Yes, there is a chance that the Tigers sneak into the wild card game. Fangraphs has their playoff odds at 8.8 percent after last night's win over the Rangers, which isn't good, but it's not zero. Lloyd Christmas would be psyched right now.

It would take a small miracle to pull off this comeback, though. Both Daniel Norris and Anibal Sanchez are on the shelf until Labor Day weekend, and given how finnicky obliques can be, Norris could be done for the season. Sanchez has dealt with that shoulder before as well, and probably won't be able to handle his usual workload after two-plus weeks off either.

This isn't like 2014 where you can stomach the loss of Sanchez in the rotation thanks to a pair of aces. Justin Verlander is the only known commodity on the starting staff at the moment. Alfredo Simon looked good on Thursday, but has struggled otherwise over the past couple months. The final three starters in the rotation are Randy Wolf, Matt Boyd, and Buck Farmer, who have combined for 42 2/3 innings at the major league level this season. Oh, and they're protecting that bullpen.

But. Yes, there's a but. In two wind-aided games in Chicago, the Tigers offense showed that it is capable of carrying their beleaguered pitching staff, racking up 25 runs and 40 hits against a solid pitching staff. They went 5-5 on a very difficult road trip, and have won five of their last seven games. Miguel Cabrera looks primed for one of those months where he switches the phasers from "stun" to "kill." Nick Castellanos has more RBI in his last three games than he had in June, and is hitting .286/.348/.524 since June 23. They can score runs in bunches, and have plenty of head-to-head opportunities to make up ground. It's unlikely. Very unlikely, I'd say. But it's possible.

Tell us everything we need to know about Randy Wolf. How is he going to fit into the rotation? Is he going to get hurt like everyone else? Is he going to increase my alcohol intake?

-Abigail D.

Randy Wolf has been around baseball forever. When Wolf made his MLB debut in 1999, new teammate Daniel Norris was six years old. Wolf spent eight years with the Philadelphia Phillies, then has bounced around the National League ever since. He has pitched for the Dodgers, Padres, Astros, Brewers, Orioles, and most recently, the Marlins. Now 39 -- today's his birthday, in fact -- Wolf has spent his entire season with the Buffalo Bisons, the Blue Jays' Triple-A affiliate, where he has a 2.58 ERA and 1.28 WHIP in 139 2/3 innings.

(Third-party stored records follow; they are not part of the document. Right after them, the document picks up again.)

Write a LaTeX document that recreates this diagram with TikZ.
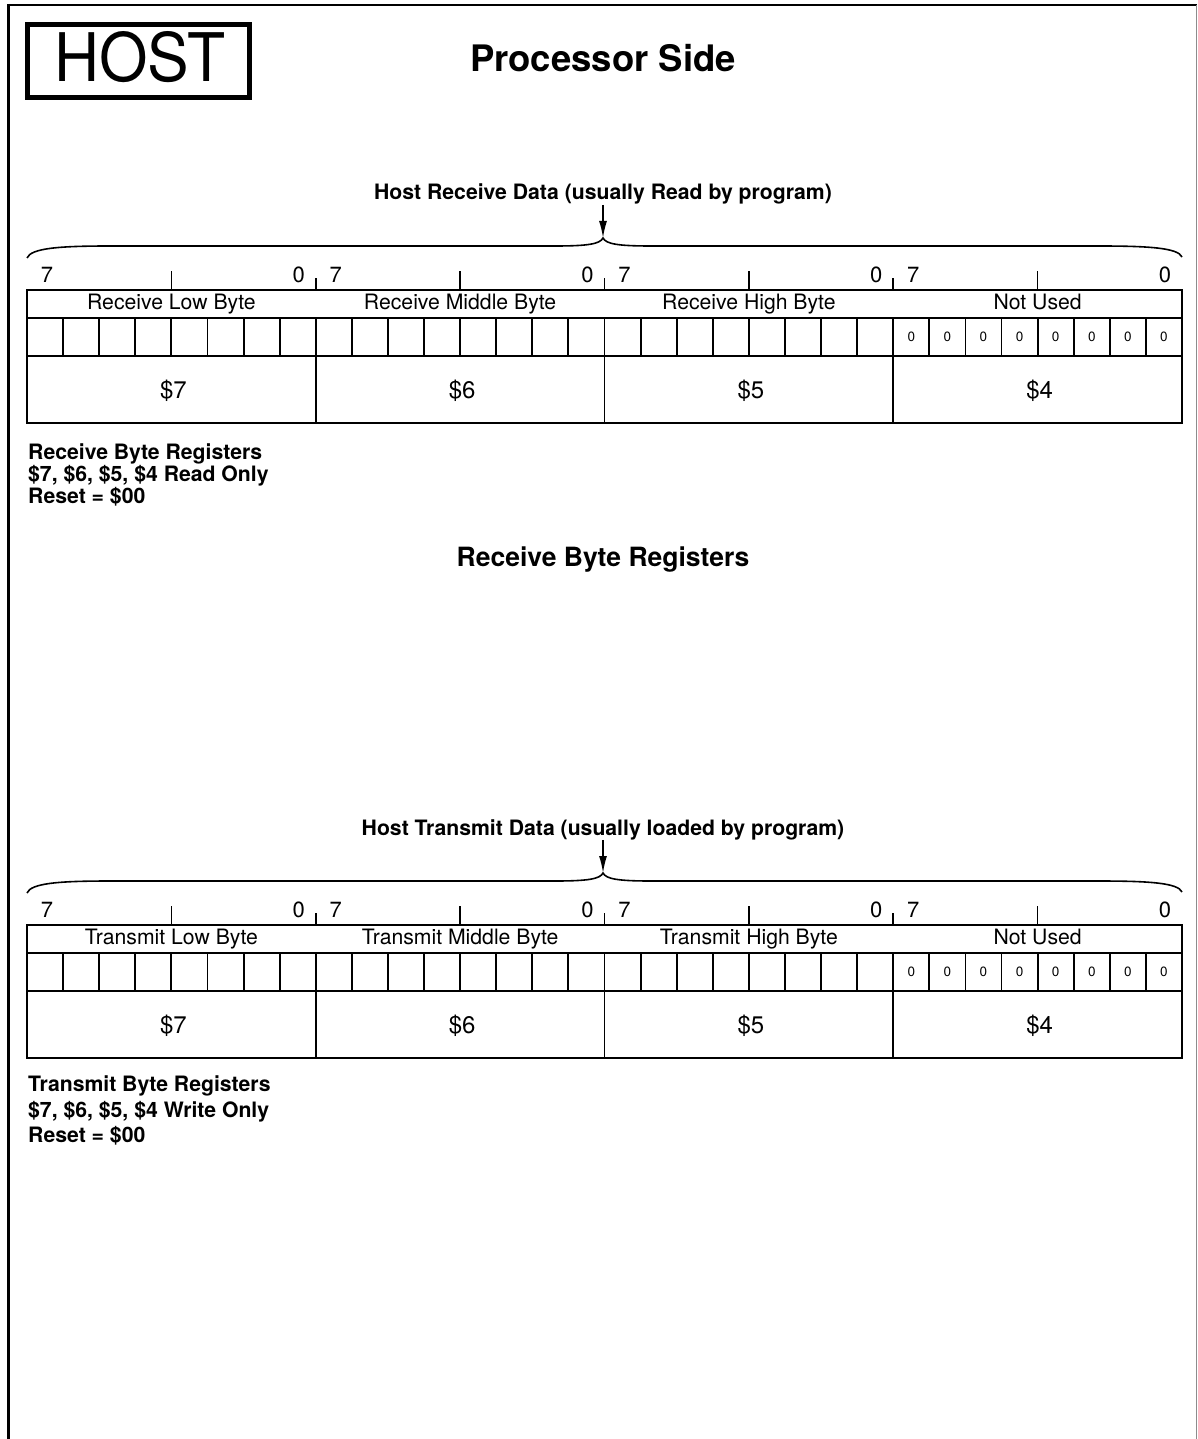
\documentclass[tikz,border=0pt]{standalone}
\usepackage{fontspec}
\setmainfont{TeX Gyre Heros}
\usetikzlibrary{arrows.meta}
\tikzset{
  tbl/.style={line width=1.9pt},
  tick/.style={line width=1.6pt},
  bracepath/.style={line width=1.6pt},
  arr/.style={line width=1.6pt,-{Latex[length=17pt,width=8pt]}},
  ttl/.style={font=\bfseries\fontsize{21.2}{21.2}\selectfont,anchor=base,inner sep=0pt},
  bitnum/.style={font=\fontsize{22}{22}\selectfont,anchor=base,inner sep=0pt},
  bytelab/.style={font=\fontsize{21.2}{21.2}\selectfont,anchor=base,inner sep=0pt},
  addr/.style={font=\fontsize{24}{24}\selectfont,anchor=base,inner sep=0pt},
  zero/.style={font=\fontsize{13.5}{13.5}\selectfont,inner sep=0pt},
  note/.style={font=\bfseries\fontsize{21.2}{21.2}\selectfont,anchor=base west,inner sep=0pt},
}
\newcommand\regblock[7]{%
\begin{scope}[shift={(0,#2)}]
  \node[ttl] (#1title) at (603,200) {#3};
  \coordinate (#1tip) at (603,238);
  \draw[bracepath] (27,258) .. controls (31,248) and (60,246) .. (110,246) -- (555,246)
     .. controls (588,246) and (600,244) .. (#1tip)
     .. controls (606,244) and (618,246) .. (651,246) -- (1099,246)
     .. controls (1150,246) and (1178,248) .. (1182,257);
  \draw[arr] (#1title.south) -- (#1tip);
  \draw[tbl] (27,290) rectangle (1182,423);
  \draw[tbl] (27,318) -- (1182,318);
  \draw[tbl] (27,356) -- (1182,356);
  \foreach \i in {1,...,31} {\draw[tbl] ({27+\i*36.09375},318) -- ++(0,38);}
  \foreach \lab/\ad [count=\b from 0] in {#4/7,#5/6,#6/5,#7/4} {
    \pgfmathsetmacro\xl{27+\b*288.75}
    \pgfmathsetmacro\xc{\xl+144.375}
    \pgfmathsetmacro\xr{\xl+288.75}
    \draw[tick] (\xc,290) -- ++(0,-19);
    \node[bitnum] (#1hi\b) at ({\xl+20},282) {7};
    \node[bitnum] (#1lo\b) at ({\xr-17},282) {0};
    \node[bytelab] (#1lab\b) at (\xc,309) {\lab};
    \node[addr] (#1addr\b) at ({\xc+2},398) {\$\ad};
  }
  \foreach \b in {1,2,3} {
    \pgfmathsetmacro\xb{27+\b*288.75}
    \draw[tick] (\xb,290) -- ++(0,-12);
    \draw[tbl] (\xb,356) -- (\xb,423);
  }
  \foreach \i in {0,...,7} {
    \pgfmathsetmacro\xz{893.25+(\i+0.5)*36.09375}
    \node[zero] (#1z\i) at (\xz,337) {0};
  }
\end{scope}}

\begin{document}
\begin{tikzpicture}[x=1pt,y=-1pt]
\useasboundingbox (0,0) rectangle (1198,1439);
% page frame
\draw[line width=2.2pt] (8.5,5) -- (1197,5);
\draw[line width=2.5pt] (8.5,4) -- (8.5,1439);
\draw[line width=1.2pt,black!45] (1196.5,5) -- (1196.5,1439);
% HOST label
\draw[line width=5pt] (27.5,24.5) rectangle (249.5,97.5);
\node[anchor=base,inner sep=0pt] (host) at (140,82) {\scalebox{0.93}[1]{\fontsize{67}{67}\selectfont HOST}};
\node[anchor=base,inner sep=0pt,font=\bfseries\fontsize{36.5}{36.5}\selectfont] (proc) at (603,72) {Processor Side};

\regblock{r}{0}{Host Receive Data (usually Read by program)}{Receive Low Byte}{Receive Middle Byte}{Receive High Byte}{Not Used}
\node[note] (rn1) at (28,459) {Receive Byte Registers};
\node[note] (rn2) at (28,481.5) {\$7, \$6, \$5, \$4 Read Only};
\node[note] (rn3) at (28,503) {Reset = \$00};
\node[anchor=base,inner sep=0pt,font=\bfseries\fontsize{26.5}{26.5}\selectfont] (rcap) at (603,566) {Receive Byte Registers};

\regblock{t}{635}{Host Transmit Data (usually loaded by program)}{Transmit Low Byte}{Transmit Middle Byte}{Transmit High Byte}{Not Used}
\node[note] (tn1) at (28,1091) {Transmit Byte Registers};
\node[note] (tn2) at (28,1117) {\$7, \$6, \$5, \$4 Write Only};
\node[note] (tn3) at (28,1142) {Reset = \$00};
\end{tikzpicture}
\end{document}
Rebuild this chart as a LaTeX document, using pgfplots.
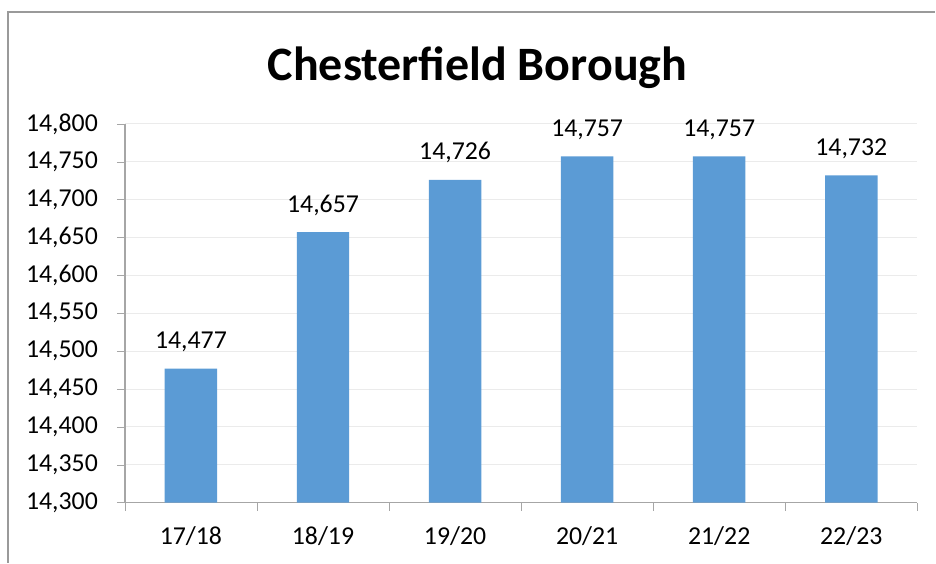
\documentclass[border=0pt]{standalone}
\usepackage{pgfplots}
\pgfplotsset{compat=1.18}
\usepackage{fontspec}
\setmainfont{Carlito}
\definecolor{barblue}{HTML}{5B9BD5}
\definecolor{axisgray}{HTML}{A6A6A6}
\definecolor{gridgray}{HTML}{EBEBEB}
\definecolor{framegray}{HTML}{9A9A9A}
\begin{document}
\begin{tikzpicture}
\begin{axis}[
  at={(0,0)}, anchor=south west,
  scale only axis,
  width=396.5pt, height=189.5pt,
  xmin=-0.5, xmax=5.5,
  ymin=14300, ymax=14800,
  ytick={14300,14350,...,14800},
  xtick={0,...,5},
  xticklabels={17/18,18/19,19/20,20/21,21/22,22/23},
  minor xtick={-0.5,0.5,...,5.5},
  major x tick style={draw=none},
  minor x tick style={draw=axisgray},
  ytick style={draw=axisgray},
  tick align=outside,
  major tick length=4pt, minor tick length=4pt,
  axis x line*=bottom, axis y line*=left,
  axis line style={draw=axisgray, line width=0.6pt},
  ymajorgrids, grid style={draw=gridgray, line width=0.5pt},
  scaled y ticks=false,
  /pgf/number format/assume math mode=true,
  /pgf/number format/1000 sep={,},
  tick label style={font=\fontsize{12.9pt}{15pt}\selectfont, text=black},
  yticklabel style={xshift=-6pt},
  xticklabel style={yshift=-4.5pt},
  title={\textbf{Chesterfield Borough}},
  title style={at={(0.445,1.116)}, anchor=center, font=\fontsize{24pt}{28pt}\selectfont},
  nodes near coords,
  every node near coord/.append style={font=\fontsize{12.9pt}{15pt}\selectfont, anchor=base, inner sep=0pt, yshift=10pt, /pgf/number format/assume math mode=true, /pgf/number format/1000 sep={,}},
]
\addplot[ybar, bar width=26.25pt, fill=barblue, draw=none] coordinates {
 (0,14477) (1,14657) (2,14726) (3,14757) (4,14757) (5,14732)
};
\end{axis}
\draw[framegray, line width=0.7pt] (-58.5pt,-30pt) -- (-58.5pt,245.5pt) -- (405.5pt,245.5pt);
\path[use as bounding box] (-62.5pt,-30pt) rectangle (405.5pt,251.5pt);
\end{tikzpicture}
\end{document}
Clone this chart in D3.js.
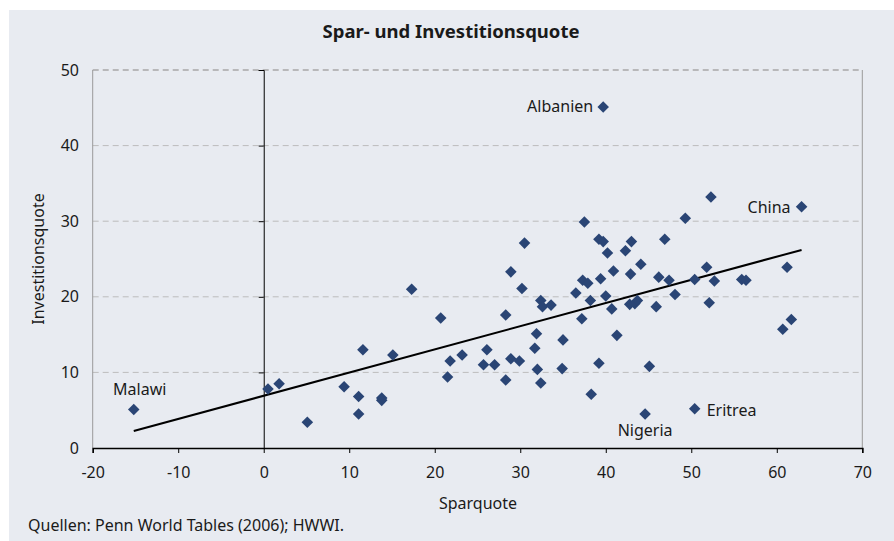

If you are expecting mid-90s heat from a 39-year-old lefty, I have bad news for you. Never one to light up the radar gun, Wolf's fastball averaged 88 miles per hour in his brief stint with Miami in 2014. He topped out at 92 miles per hour in one start, but sat south of 90 most of the time. He also features a slider, curveball, and changeup, and even threw a couple of eephus pitches in 2014. In other words, he's your prototypical soft-tossing lefty.

This move reeks of desperation for innings, but that's not necessarily a bad thing. The Tigers are taking the long view with some of their young arms in the minor leagues -- Fulmer and Luis Cessa among them -- and will likely curtail Matt Boyd's workload at the major league level at some point in September. Wolf is a gun for hire and will be gone at the end of the season, so his presence on the 40-man roster won't have any long-term impact. He has only pitched 25 2/3 innings at the major league level since 2012, so curtail any performance expectations you have. If he can work five innings a start and deliver a win or two along the way, this deal is a win.

If the Tigers were seriously about promoting their new top prospect, then my guess is that they would need to be within a game of the wild card by the end of the month. The Double-A Erie SeaWolves finish their season on September 7, but with a 51-71 record (ouch...), they don't have any playoff aspirations. The Tigers aren't likely to call up any SeaWolves this season no matter where they sit in the standings, in part because none of them are on the 40-man roster.

As for Fulmer, if the Tigers thought he were ready for the major leagues, he might already be up with the team. They still view themselves as in the playoff race -- they're only 3 1/2 games out, after all -- and with two starters on the shelf, there are holes in the rotation. However, with Fulmer's injury history and a hefty innings load already on that arm, it's probably best for his season to end at the beginning of September. While only 22, Fulmer has the raw stuff and command to contribute immediately out of the bullpen, but he's no slam dunk either. Calling him up would be a big risk, and wastes a valuable option year in the process.

Buck Farmer's stuff will likely play better in a relief role, but I don't think the Tigers should send him to the bullpen just yet. He is only 24 years old and has shown flashes of a solid changeup. His fastball has good movement on it, and is big enough to withstand a starter's workload. With so much uncertainty surrounding the rotation heading into this offseason -- at least two spots are currently up for grabs -- the Tigers would be wise to give Farmer at least one more year in the rotation.

Sure, the Tigers' bullpen has been awful, and pushing some of their fringy starters into relief roles could help improve that unit from within. However, Farmer is still only two years removed from being drafted out of Georgia Tech. His peers from last year's West Michigan Whitecaps rotation are still at Double-A or below, and he has been able to find success at the Triple-A level. If he can further develop his fastball command -- something he will need as either a starter or a reliever -- and a breaking ball, he could still become a solid innings eater down the road.